-- Start AVAILABLE DATA --

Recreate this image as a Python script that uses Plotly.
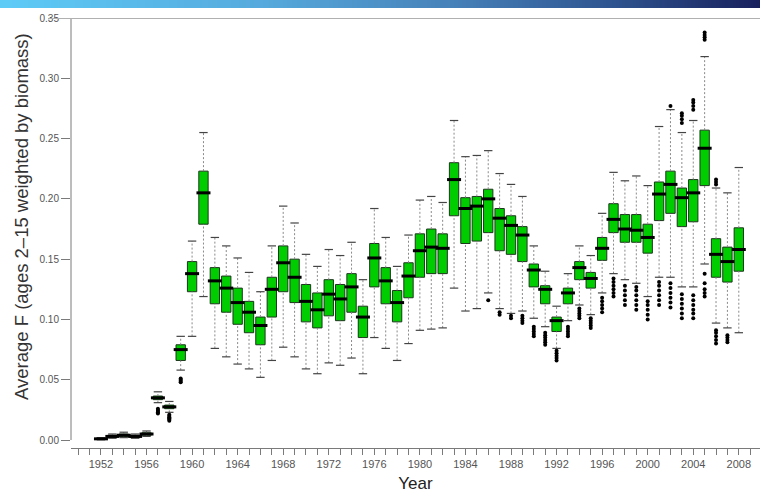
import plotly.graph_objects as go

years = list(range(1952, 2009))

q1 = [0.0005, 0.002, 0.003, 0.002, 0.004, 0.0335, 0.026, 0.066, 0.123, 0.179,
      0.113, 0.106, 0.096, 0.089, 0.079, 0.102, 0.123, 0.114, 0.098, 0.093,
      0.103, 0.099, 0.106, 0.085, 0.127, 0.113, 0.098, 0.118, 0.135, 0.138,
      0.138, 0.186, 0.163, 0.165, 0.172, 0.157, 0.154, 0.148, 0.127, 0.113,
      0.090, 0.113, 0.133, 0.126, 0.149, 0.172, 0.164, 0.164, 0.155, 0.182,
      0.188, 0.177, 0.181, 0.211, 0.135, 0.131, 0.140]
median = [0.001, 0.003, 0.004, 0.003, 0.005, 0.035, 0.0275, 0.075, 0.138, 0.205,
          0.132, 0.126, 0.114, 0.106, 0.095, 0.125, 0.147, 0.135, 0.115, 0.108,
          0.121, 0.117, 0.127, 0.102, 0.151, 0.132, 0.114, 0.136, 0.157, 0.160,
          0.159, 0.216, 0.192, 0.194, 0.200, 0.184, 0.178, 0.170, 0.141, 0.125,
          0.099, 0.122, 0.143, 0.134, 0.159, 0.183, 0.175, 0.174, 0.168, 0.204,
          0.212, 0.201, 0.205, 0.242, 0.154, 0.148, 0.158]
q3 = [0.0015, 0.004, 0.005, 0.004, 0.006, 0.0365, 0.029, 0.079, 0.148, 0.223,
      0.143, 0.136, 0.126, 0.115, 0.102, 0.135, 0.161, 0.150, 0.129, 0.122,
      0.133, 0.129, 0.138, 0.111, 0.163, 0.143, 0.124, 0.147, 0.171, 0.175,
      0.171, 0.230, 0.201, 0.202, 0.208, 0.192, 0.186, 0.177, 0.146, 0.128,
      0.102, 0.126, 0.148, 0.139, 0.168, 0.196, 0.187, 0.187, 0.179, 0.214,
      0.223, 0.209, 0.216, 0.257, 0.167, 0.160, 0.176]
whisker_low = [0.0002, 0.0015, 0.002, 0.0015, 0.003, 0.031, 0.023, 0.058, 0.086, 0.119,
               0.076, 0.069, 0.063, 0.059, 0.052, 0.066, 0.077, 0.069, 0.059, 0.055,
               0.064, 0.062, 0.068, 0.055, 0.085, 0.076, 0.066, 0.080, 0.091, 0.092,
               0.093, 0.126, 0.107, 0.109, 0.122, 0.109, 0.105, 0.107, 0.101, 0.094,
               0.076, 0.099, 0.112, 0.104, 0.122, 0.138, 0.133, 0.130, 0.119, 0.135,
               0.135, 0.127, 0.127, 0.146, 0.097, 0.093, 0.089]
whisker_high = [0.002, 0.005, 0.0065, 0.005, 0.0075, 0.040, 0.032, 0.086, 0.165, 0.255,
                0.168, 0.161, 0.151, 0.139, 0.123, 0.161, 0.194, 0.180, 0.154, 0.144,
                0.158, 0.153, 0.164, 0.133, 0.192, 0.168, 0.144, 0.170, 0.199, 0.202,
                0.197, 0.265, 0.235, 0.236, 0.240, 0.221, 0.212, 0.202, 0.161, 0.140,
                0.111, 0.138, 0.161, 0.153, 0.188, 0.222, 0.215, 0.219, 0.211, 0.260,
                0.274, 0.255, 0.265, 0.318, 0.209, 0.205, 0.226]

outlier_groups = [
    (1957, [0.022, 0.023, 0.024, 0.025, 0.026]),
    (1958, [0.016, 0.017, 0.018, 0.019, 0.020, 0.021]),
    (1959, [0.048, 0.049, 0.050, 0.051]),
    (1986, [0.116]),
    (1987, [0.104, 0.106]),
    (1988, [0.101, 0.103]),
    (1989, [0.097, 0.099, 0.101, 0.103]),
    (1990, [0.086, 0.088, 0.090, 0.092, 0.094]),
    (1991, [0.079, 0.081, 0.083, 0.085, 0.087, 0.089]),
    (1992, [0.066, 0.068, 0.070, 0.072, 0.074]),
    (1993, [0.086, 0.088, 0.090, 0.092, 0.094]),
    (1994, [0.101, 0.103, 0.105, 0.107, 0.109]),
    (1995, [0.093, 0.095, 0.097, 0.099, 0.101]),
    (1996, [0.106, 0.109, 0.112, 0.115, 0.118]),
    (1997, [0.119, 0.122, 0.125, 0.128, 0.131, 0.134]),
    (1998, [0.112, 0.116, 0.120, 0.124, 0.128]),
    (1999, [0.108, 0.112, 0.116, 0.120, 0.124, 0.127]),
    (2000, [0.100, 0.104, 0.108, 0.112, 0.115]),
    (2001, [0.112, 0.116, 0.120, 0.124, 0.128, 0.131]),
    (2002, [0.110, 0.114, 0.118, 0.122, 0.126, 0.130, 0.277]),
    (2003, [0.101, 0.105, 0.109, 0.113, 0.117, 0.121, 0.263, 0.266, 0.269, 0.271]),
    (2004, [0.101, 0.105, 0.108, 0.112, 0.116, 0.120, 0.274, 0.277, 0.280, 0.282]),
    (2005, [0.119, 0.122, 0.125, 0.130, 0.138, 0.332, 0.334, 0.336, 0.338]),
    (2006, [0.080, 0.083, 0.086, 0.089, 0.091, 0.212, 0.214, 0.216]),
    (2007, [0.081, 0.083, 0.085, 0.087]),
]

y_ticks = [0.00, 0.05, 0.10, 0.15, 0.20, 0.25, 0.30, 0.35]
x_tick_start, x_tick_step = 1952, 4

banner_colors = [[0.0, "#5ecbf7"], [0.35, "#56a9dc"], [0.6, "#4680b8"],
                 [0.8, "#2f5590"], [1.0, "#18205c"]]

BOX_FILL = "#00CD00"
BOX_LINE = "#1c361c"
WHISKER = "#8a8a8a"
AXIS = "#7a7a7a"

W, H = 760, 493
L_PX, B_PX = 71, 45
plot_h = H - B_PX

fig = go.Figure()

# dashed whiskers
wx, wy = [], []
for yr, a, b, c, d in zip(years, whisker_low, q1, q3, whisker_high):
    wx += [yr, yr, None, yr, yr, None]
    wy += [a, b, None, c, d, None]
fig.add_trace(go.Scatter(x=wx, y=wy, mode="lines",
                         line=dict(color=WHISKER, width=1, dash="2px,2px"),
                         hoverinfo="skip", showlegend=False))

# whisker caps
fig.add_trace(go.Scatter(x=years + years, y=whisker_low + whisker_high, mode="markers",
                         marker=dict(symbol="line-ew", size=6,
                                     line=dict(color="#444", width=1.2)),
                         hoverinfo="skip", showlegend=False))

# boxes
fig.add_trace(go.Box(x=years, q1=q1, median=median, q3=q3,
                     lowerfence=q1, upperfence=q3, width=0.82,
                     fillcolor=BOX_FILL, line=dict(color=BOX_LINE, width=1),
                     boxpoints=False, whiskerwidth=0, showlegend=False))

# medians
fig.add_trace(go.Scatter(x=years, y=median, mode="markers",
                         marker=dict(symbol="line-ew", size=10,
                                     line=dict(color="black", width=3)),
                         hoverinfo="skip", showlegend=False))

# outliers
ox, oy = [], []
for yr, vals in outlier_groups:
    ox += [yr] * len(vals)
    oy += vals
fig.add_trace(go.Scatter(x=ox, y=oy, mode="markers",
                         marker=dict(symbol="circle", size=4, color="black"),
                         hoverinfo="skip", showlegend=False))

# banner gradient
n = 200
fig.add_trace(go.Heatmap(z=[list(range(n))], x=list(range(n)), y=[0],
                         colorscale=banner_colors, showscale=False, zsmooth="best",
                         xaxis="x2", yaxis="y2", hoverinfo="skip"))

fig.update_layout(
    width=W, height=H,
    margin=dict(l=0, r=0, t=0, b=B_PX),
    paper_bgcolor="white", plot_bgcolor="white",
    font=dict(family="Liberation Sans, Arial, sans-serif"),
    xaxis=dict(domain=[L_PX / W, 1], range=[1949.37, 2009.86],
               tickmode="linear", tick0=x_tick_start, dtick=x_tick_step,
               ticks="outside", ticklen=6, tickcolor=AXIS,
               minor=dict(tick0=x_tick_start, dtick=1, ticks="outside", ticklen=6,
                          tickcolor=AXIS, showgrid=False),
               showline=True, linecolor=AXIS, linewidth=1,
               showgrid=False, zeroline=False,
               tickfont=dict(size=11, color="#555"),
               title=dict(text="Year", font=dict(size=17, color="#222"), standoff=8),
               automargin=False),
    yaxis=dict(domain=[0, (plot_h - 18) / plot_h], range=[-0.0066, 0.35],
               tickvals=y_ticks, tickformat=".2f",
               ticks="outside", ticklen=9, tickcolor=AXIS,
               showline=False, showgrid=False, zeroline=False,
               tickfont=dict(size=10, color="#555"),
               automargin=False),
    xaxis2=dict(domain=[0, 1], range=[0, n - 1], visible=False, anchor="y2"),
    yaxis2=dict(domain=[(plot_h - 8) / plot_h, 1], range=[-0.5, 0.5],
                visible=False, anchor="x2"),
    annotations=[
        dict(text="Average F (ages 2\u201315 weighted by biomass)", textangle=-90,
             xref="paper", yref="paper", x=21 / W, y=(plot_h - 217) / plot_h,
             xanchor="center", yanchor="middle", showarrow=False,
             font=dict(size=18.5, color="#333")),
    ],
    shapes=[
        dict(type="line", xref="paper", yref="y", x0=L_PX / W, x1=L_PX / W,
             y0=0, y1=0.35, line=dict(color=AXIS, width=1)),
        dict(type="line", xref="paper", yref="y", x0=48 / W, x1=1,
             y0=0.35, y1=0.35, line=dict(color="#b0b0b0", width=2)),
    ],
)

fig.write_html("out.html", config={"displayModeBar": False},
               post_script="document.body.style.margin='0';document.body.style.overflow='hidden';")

-- End AVAILABLE DATA --

**EXERCISE TASK**
Pictures stay out. Print the data exactly, from its first line through the line containing "years = list(range(1952, 2009))".

**OUTPUT OF THE TASK**
Recreate this image as a Python script that uses Plotly.
import plotly.graph_objects as go

years = list(range(1952, 2009))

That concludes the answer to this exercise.